ES 5.6 gobbles up entire OS RAM after 30-40 mins of bulk indexing and no searching

Dear All,
We are using Elastic Search in production environment on 6 servers each of which have 80vcpus, 286GB of RAM and with 2 ES 5.6 Data nodes running on each of them.

Each data node is given just less than 32GB of RAM to ensure compressed OOPS.
Spinning speed is set to HDD.
Async flush is set.
Translog size is set to 1GB.
Refresh interval is set to 30s.
mlock is true.
swapiness is off.
File descriptors count are above 2,00,000.
Mmap count is 2612445.

There is one client application which is doing bulk insertion in ES. This client application uses 16GB of RAM residing on same server.

The system is under bulk indexing load with 6 clients doing bulk insertion in ES with each instance having batch size of 7500 with 2 concurrent actions. The system is used not very often for searching(like 5-10 aggregation query once every hour at hour rollover).

For 30-40 mins during load, the ES works properly (i.e. the nodes are taking in huge loads and working smoothly).
Top command and free -g shows that system is healthy and my client is also able to out load.
After 40-45 mins, the free -g on each of the server shows 0 under free and entire available memory under shared/cache.

Now I do understand that I can still run applications as these are shared memory and available to any application which demands it, BUT my client starts experiencing lag due to no available memory and fails to work at same pace which leads to decreased throughput.

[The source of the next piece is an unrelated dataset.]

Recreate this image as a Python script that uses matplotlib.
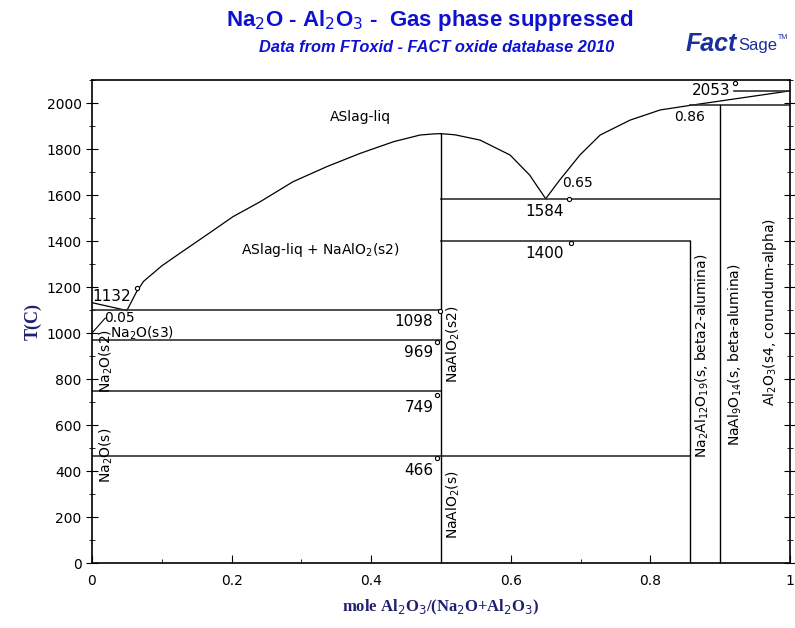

I have gone through numerous post surrounding this. None helped.
HOW do I restrict ES/Lucene to take up only x% of total OS RAM available on my OS. For example in above scenario,

2 ES Data Nodes - 64 GB.
1 client application - 16 GB
Leaving equal amount of ES RAM to Lucene for caching - 64GB

I should still be left with roughly 140GB of Memory by limting Lucene/ES to use only 64GB of my OS RAM.

I have not found any variable, any parameter which can be set to restrict this. On some post I saw it might be due to netty or due to some bug, but I am not able to find any variable or parameter which can be tuned for this.

Other applications(1 or 2) which run on same server as that of ES starts experiencing heavy lag and soon leads to decreased throughput. Due to limitation, I need to have atleast 1 or 2 instances of my application running on these servers.

If any further information is needed, please do let me know.
Please help.

As you point out this is shared/cached memory and this is an OS level setting that is outside Elasticsearch's ability to maintain. You'll have to look up memory management for your OS.

HI Mark,
This is not OS level issue. Every time bulk load is running for 30-40 mins, the entire cache is taken up by ES process. This makes all the other applications running on same server to respond slowly.
I tried changing file store to niofs as well but to no avail. The RAM used by ES still reaches 100%.
ES alone takes up 100% of RAM in cache/virtual memory.
There has to be some way by which I can restrict ES to occupy some % of shared/virtual memory.
ES version is 5.6

As I mentioned there is, it's via the OS.

Hi Mark. Thanks for the reply.
What I have been trying to say is when I give ES 32 G of Heap and leave rest for Lucene to do its magic while my other applications on same server are running, Lucene+ES (in top command on RHEL, the user is still es using which ES was booted up), es user takes up entire virtual memory leading to complete starvation of my other application running on same physical hardware.
I have gone through numerous post to no avail.

If you can assist me in identifying parameters in OS which can be changed to restrict this, it would be really helpful.
Huge pages are disabled.
I tried limiting virtual memory in limits.conf however ES did not even start due to bootstrap checks for unlimited virtual memory.
I tried putting in Java opts, NoPreferDirect but even that did not helped.
Tried by disabling ExplicitGC did not work.
Tried changing the netty to netty4, but ES gave an exception that it has to be security3 or security4 and neither of them worked eventually.
Changed file to "niofs". Did not worked.
Did other changes in OS to no avail.

Please guide me on OS level setting if it can be controlled via OS.
We are completely lost in finding a solution for this.
I am running ES 5.6 on RHEL 7.5

This topic was automatically closed 28 days after the last reply. New replies are no longer allowed.